Tesla (TSLA), once the undisputed darling of the capital markets, is now facing a serious test of investor confidence. The company’s stock has pulled back approximately 20% from its 52-week high as of the latest close, extending a sluggish start to the year that has left many latecomers sitting on losses.
Amid the selloff, CEO Elon Musk is once again waving the flag of his “future vision,” pinning the company’s next act on artificial intelligence, humanoid robots, and robotaxis. But with sliding sales and slashed profits as the current reality, can these ambitious promises really pull Tesla out of its nosedive?
Tesla’s fundamentals are flashing warning signs. The latest earnings report shows the company’s sales fell 3% year-over-year last quarter, bringing a decade-long streak of rapid growth to a halt. More alarming is the deterioration in profitability: net income for the fourth quarter of 2025 came in at just $840 million—a staggering 61% drop compared to the same period last year.
As global competition in the EV space intensifies, particularly from the rise of Chinese domestic brands, Tesla’s market share is facing unprecedented pressure.
Facing a slowdown in its core business, Musk has swiftly shifted the narrative. In recent public statements, he has reframed Tesla not as a car company, but as an “AI and robotics company.” The vision Musk paints includes a global fleet of Robotaxi self-driving taxis and mass production of Optimus humanoid robots, targeting an output of one million units per year.
These ventures are being positioned as the next high-margin growth engine for Tesla, and they currently serve as the core story propping up the company’s stock price.

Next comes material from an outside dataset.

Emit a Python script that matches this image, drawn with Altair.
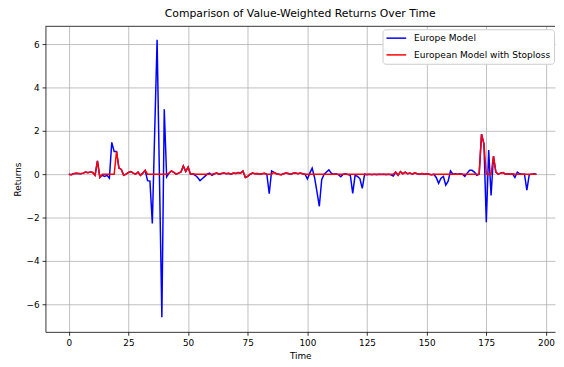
import altair as alt
import pandas as pd

time = list(range(197))

europe_model = [
    0.00, -0.02, 0.02, 0.04, 0.03, 0.02, 0.05, 0.10, 0.07, 0.10,
    0.08, -0.05, 0.62, -0.15, -0.05, -0.10, -0.05, -0.18, 1.47, 1.05,
    1.05, 0.28, 0.22, -0.05, 0.00, 0.08, 0.12, 0.05, 0.00, 0.10,
    -0.05, 0.05, 0.18, -0.30, -0.32, -2.27, 2.00, 6.20, -0.20, -6.60,
    3.00, -0.12, 0.05, 0.15, 0.08, 0.00, 0.05, 0.10, 0.38, 0.12,
    0.33, 0.00, 0.02, -0.05, -0.15, -0.30, -0.20, -0.10, 0.00, 0.05,
    -0.05, 0.02, 0.05, 0.00, 0.03, 0.06, 0.02, 0.04, 0.00, 0.05,
    0.03, 0.08, 0.05, 0.15, -0.15, -0.10, 0.00, 0.05, 0.02, 0.03,
    0.00, 0.02, 0.04, 0.00, -0.90, 0.15, 0.08, 0.02, 0.00, -0.02,
    0.02, 0.05, 0.03, 0.00, 0.04, 0.06, 0.02, 0.05, 0.02, 0.00,
    -0.22, 0.05, 0.28, -0.15, -0.80, -1.48, -0.25, 0.00, 0.10, 0.20,
    0.05, 0.00, 0.02, -0.02, -0.12, 0.00, 0.02, -0.02, -0.05, -0.88,
    -0.05, -0.10, -0.20, -0.65, 0.00, -0.02, 0.00, -0.03, 0.00, -0.02,
    0.00, -0.01, 0.00, -0.02, 0.00, -0.03, -0.08, 0.10, -0.05, 0.12,
    0.02, 0.10, 0.02, 0.05, 0.00, 0.06, 0.02, 0.00, 0.03, 0.00,
    0.02, 0.00, -0.02, 0.00, -0.15, -0.42, -0.18, -0.10, -0.50, -0.32,
    0.15, 0.00, 0.02, 0.00, 0.02, 0.00, -0.10, 0.05, 0.18, 0.18,
    0.10, -0.05, 0.00, 1.85, 1.40, -2.21, 1.12, -0.98, 0.83, 0.10,
    0.00, 0.05, 0.08, 0.00, 0.02, 0.00, 0.02, -0.15, 0.10, 0.02,
    0.00, 0.00, -0.73, -0.02, 0.00, 0.02, 0.00,
]

stoploss_model = [
    0.00, -0.02, 0.02, 0.04, 0.03, 0.02, 0.05, 0.10, 0.07, 0.10,
    0.08, -0.05, 0.62, -0.15, 0.00, 0.00, 0.00, 0.00, 0.00, 0.00,
    1.05, 0.28, 0.22, -0.05, 0.00, 0.08, 0.12, 0.05, 0.00, 0.10,
    -0.05, 0.05, 0.18, 0.00, 0.00, 0.00, 0.00, 0.00, 0.00, 0.00,
    0.00, 0.00, 0.05, 0.15, 0.08, 0.00, 0.05, 0.10, 0.38, 0.12,
    0.33, 0.00, 0.02, 0.00, 0.00, 0.00, 0.00, 0.00, 0.00, 0.00,
    0.00, 0.02, 0.05, 0.00, 0.03, 0.06, 0.02, 0.04, 0.00, 0.05,
    0.03, 0.08, 0.05, 0.15, -0.15, -0.10, 0.00, 0.05, 0.02, 0.03,
    0.00, 0.02, 0.04, 0.00, 0.00, 0.00, 0.08, 0.02, 0.00, -0.02,
    0.02, 0.05, 0.03, 0.00, 0.04, 0.06, 0.02, 0.05, 0.02, 0.00,
    0.00, 0.00, 0.00, 0.00, 0.00, 0.00, 0.00, 0.00, 0.00, 0.00,
    0.00, 0.00, 0.00, 0.00, 0.00, 0.00, 0.00, 0.00, 0.00, 0.00,
    0.00, 0.00, 0.00, 0.00, 0.00, 0.00, 0.00, 0.00, 0.00, 0.00,
    0.00, 0.00, 0.00, 0.00, 0.00, 0.00, 0.00, 0.10, -0.05, 0.12,
    0.02, 0.10, 0.02, 0.05, 0.00, 0.06, 0.02, 0.00, 0.03, 0.00,
    0.02, 0.00, -0.02, 0.00, 0.00, 0.00, 0.00, 0.00, 0.00, 0.00,
    0.00, 0.00, 0.00, 0.00, 0.00, 0.00, 0.00, 0.00, 0.00, 0.00,
    0.00, 0.00, 0.00, 1.85, 1.40, 0.00, 0.00, 0.00, 0.83, 0.10,
    0.00, 0.05, 0.08, 0.00, 0.02, 0.00, 0.02, 0.00, 0.00, 0.00,
    0.00, 0.00, 0.00, 0.00, 0.00, 0.00, 0.00,
]

series_names = ["Europe Model", "European Model with Stoploss"]
series_colors = ["#0000ff", "#ff0000"]
x_ticks = [0, 25, 50, 75, 100, 125, 150, 175, 200]
y_ticks = [-6, -4, -2, 0, 2, 4, 6]

df_blue = pd.DataFrame({"Time": time, "Returns": europe_model, "Series": series_names[0]})
df_red = pd.DataFrame({"Time": time, "Returns": stoploss_model, "Series": series_names[1]})

FONT = "DejaVu Sans"
W, H = 517, 310

x_enc = alt.X(
    "Time:Q",
    scale=alt.Scale(domain=[-9.8, 203.8], nice=False, zero=False),
    axis=alt.Axis(values=x_ticks, title="Time", format="d"),
)
y_enc = alt.Y(
    "Returns:Q",
    scale=alt.Scale(domain=[-7.27, 6.82], nice=False, zero=False),
    axis=alt.Axis(values=y_ticks, title="Returns", format="d"),
)
color_enc = alt.Color(
    "Series:N",
    scale=alt.Scale(domain=series_names, range=series_colors),
    legend=alt.Legend(
        title=None,
        orient="none",
        legendX=342,
        legendY=3,
        symbolType="M-1,0H3",
        symbolSize=100,
        symbolStrokeWidth=1.5,
        labelFontSize=9.2,
        labelFont=FONT,
        labelColor="black",
        fillColor="white",
        strokeColor="#cccccc",
        cornerRadius=3,
        padding=3,
        labelOffset=17,
        rowPadding=5,
    ),
)

blue = alt.Chart(df_blue).mark_line(strokeWidth=1.5, clip=True).encode(
    x=x_enc, y=y_enc, color=color_enc
)
red = alt.Chart(df_red).mark_line(strokeWidth=1.5, clip=True).encode(
    x=x_enc, y=y_enc, color=color_enc
)
top_border = alt.Chart(pd.DataFrame({"edge": [0]})).mark_rule(
    color="black", strokeWidth=0.8
).encode(x=alt.value(0), x2=alt.value(W), y=alt.value(0))

chart = (
    alt.layer(blue, red, top_border)
    .properties(
        width=W,
        height=H,
        title=alt.TitleParams(
            "Comparison of Value-Weighted Returns Over Time",
            font=FONT, fontSize=11, fontWeight="normal", color="black",
            anchor="middle", offset=7,
        ),
        autosize=alt.AutoSizeParams(type="none"),
        padding={"left": 38, "top": 16, "right": 1, "bottom": 28},
        background="white",
    )
    .configure_view(stroke=None)
    .configure_axis(
        labelFont=FONT, titleFont=FONT, labelFontSize=9, titleFontSize=9,
        labelColor="black", titleColor="black", titleFontWeight="normal",
        domainColor="black", domainWidth=0.8, tickColor="black", tickWidth=0.8,
        tickSize=3.5, labelPadding=3, grid=True, gridColor="#b0b0b0",
        gridWidth=0.8, gridOpacity=1,
    )
    .configure_axisX(titlePadding=5)
    .configure_axisY(titlePadding=4)
)

chart.save("out.html", embed_options={"renderer": "svg", "actions": False})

However, a vast commercial chasm separates the ideal from reality. Even under the most optimistic forecasts, large-scale deployment of robotaxis and robots is years away and faces immense technical, regulatory, and cost-related hurdles.
The more immediate issue is that Tesla’s automotive business is hitting a growth bottleneck, and these new ventures are a classic case of “far water cannot quench near thirst.” Investors are confronted with an awkward truth: the company still relies on selling EVs to make money, but the moat around that business is narrowing.

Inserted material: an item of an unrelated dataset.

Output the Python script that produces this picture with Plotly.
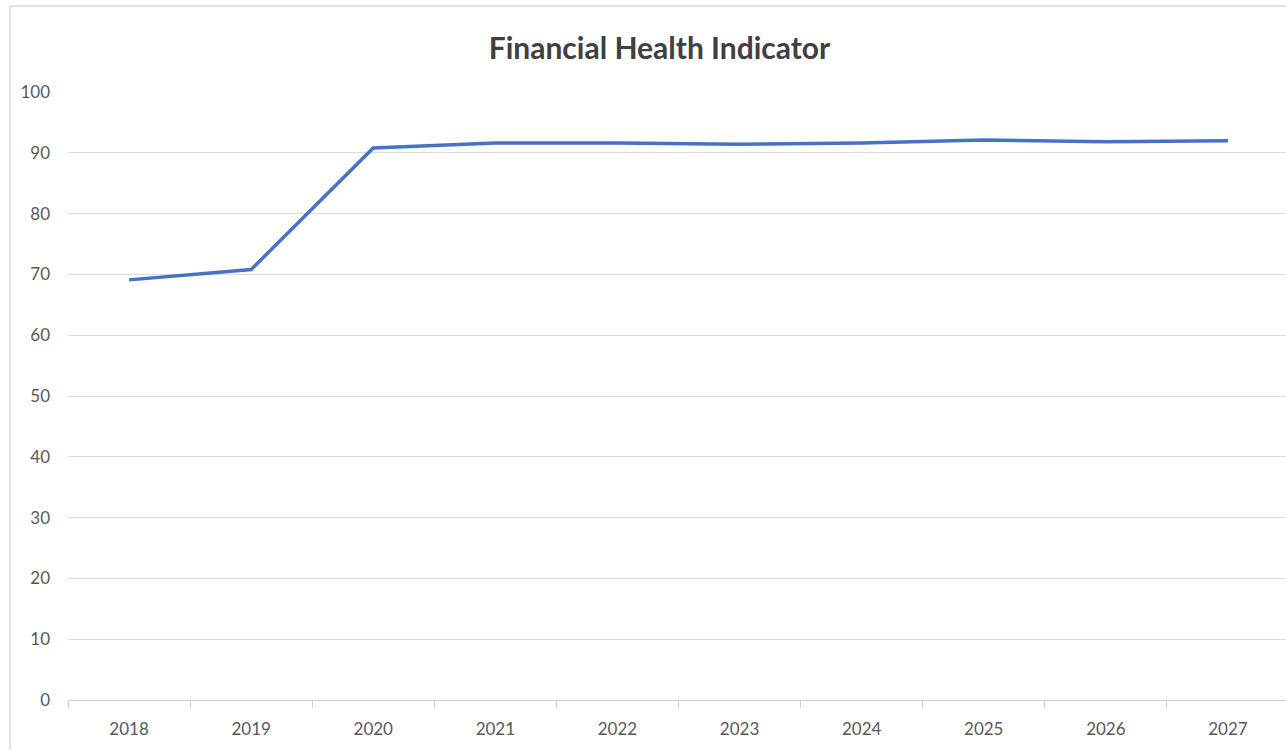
import plotly.graph_objects as go

years = ["2018", "2019", "2020", "2021", "2022", "2023", "2024", "2025", "2026", "2027"]
values = [69.1, 70.8, 90.8, 91.6, 91.6, 91.4, 91.6, 92.1, 91.8, 92.0]
y_ticks = [0, 10, 20, 30, 40, 50, 60, 70, 80, 90, 100]

W, H = 1286, 750
L, R, T, B = 68, 0, 92, 50
cat_w = 122.1
plot_w = W - L - R
FONT = "Lato, 'Open Sans', sans-serif"

fig = go.Figure()
fig.add_trace(go.Scatter(
    x=years, y=values, mode="lines",
    line=dict(color="#4472C4", width=3.5),
    showlegend=False, hoverinfo="x+y",
))

fig.update_layout(
    width=W, height=H,
    margin=dict(l=L, r=R, t=T, b=B),
    paper_bgcolor="white", plot_bgcolor="white",
    font=dict(family=FONT, color="#595959", size=17),
    title=dict(
        text="<b>Financial Health Indicator</b>",
        x=(487 + 832) / 2 / W, xanchor="center", xref="container",
        y=1 - 48 / H, yanchor="middle", yref="container",
        font=dict(size=30, color="#404040", family=FONT),
    ),
    xaxis=dict(
        type="category",
        range=[-0.5, -0.5 + plot_w / cat_w],
        showgrid=False,
        showline=True, linecolor="#d0d0d0", linewidth=1,
        ticks="outside", tickson="boundaries", ticklen=7, tickcolor="#d0d0d0",
        tickfont=dict(size=17, color="#595959", family=FONT),
        ticklabelstandoff=14,
        zeroline=False,
        fixedrange=True,
    ),
    yaxis=dict(
        range=[0, 100],
        tickvals=y_ticks,
        showgrid=True, gridcolor="#dcdcdc", gridwidth=1,
        showline=False, zeroline=False,
        ticks="", tickfont=dict(size=17, color="#595959", family=FONT),
        ticklabelstandoff=17,
        fixedrange=True,
    ),
)

# chart-area border (extends past the right and bottom edges as in the cropped reference)
fig.add_shape(
    type="rect", xref="paper", yref="paper",
    x0=(10 - L) / plot_w, x1=(W + 20 - L) / plot_w,
    y0=-(B + 20) / (H - T - B), y1=(H - 6 - B) / (H - T - B),
    line=dict(color="#d9d9d9", width=1.5), fillcolor="rgba(0,0,0,0)", layer="below",
)

fig.write_html("out.html", config={"displayModeBar": False})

Even after the sharp decline, Tesla’s valuation remains breathtakingly expensive. The stock currently trades at a forward price-to-earnings ratio of over 350, far exceeding the S&P 500’s average of around 25. This suggests the market is still paying a premium for a future that has yet to arrive.
Simple math reveals the challenge. If Tesla’s valuation were to contract to the broader market’s multiple over the next decade, its earnings per share would need to grow at a compound annual rate of 31% just for the stock price to remain flat. This calculation exposes a harsh reality: the current share price has already priced in overly optimistic expectations.
Even Musk himself has acknowledged that there is no definitive timeline for when autonomous driving and robotics will mature. For the average investor, betting on Tesla at this stage is tantamount to a gamble. A decade from now, the company could either be the king of autonomous mobility or a footnote in a crowded, competitive industry. This level of uncertainty makes long-term investment decisions incredibly difficult.
Tesla undoubtedly possesses an innovative culture and the halo of Elon Musk. But investing cannot be built on faith alone. With deteriorating fundamentals, unproven new business lines, and a valuation that still defies gravity, blindly buying the dip looks more like catching a falling knife. For risk-averse investors, there are plenty of growth stocks with clearer near-term visibility and more reasonable valuations to choose from. Whether Tesla can navigate its way out of this slump with its AI and robotics narrative remains to be seen. Until then, caution appears to be the more prudent path.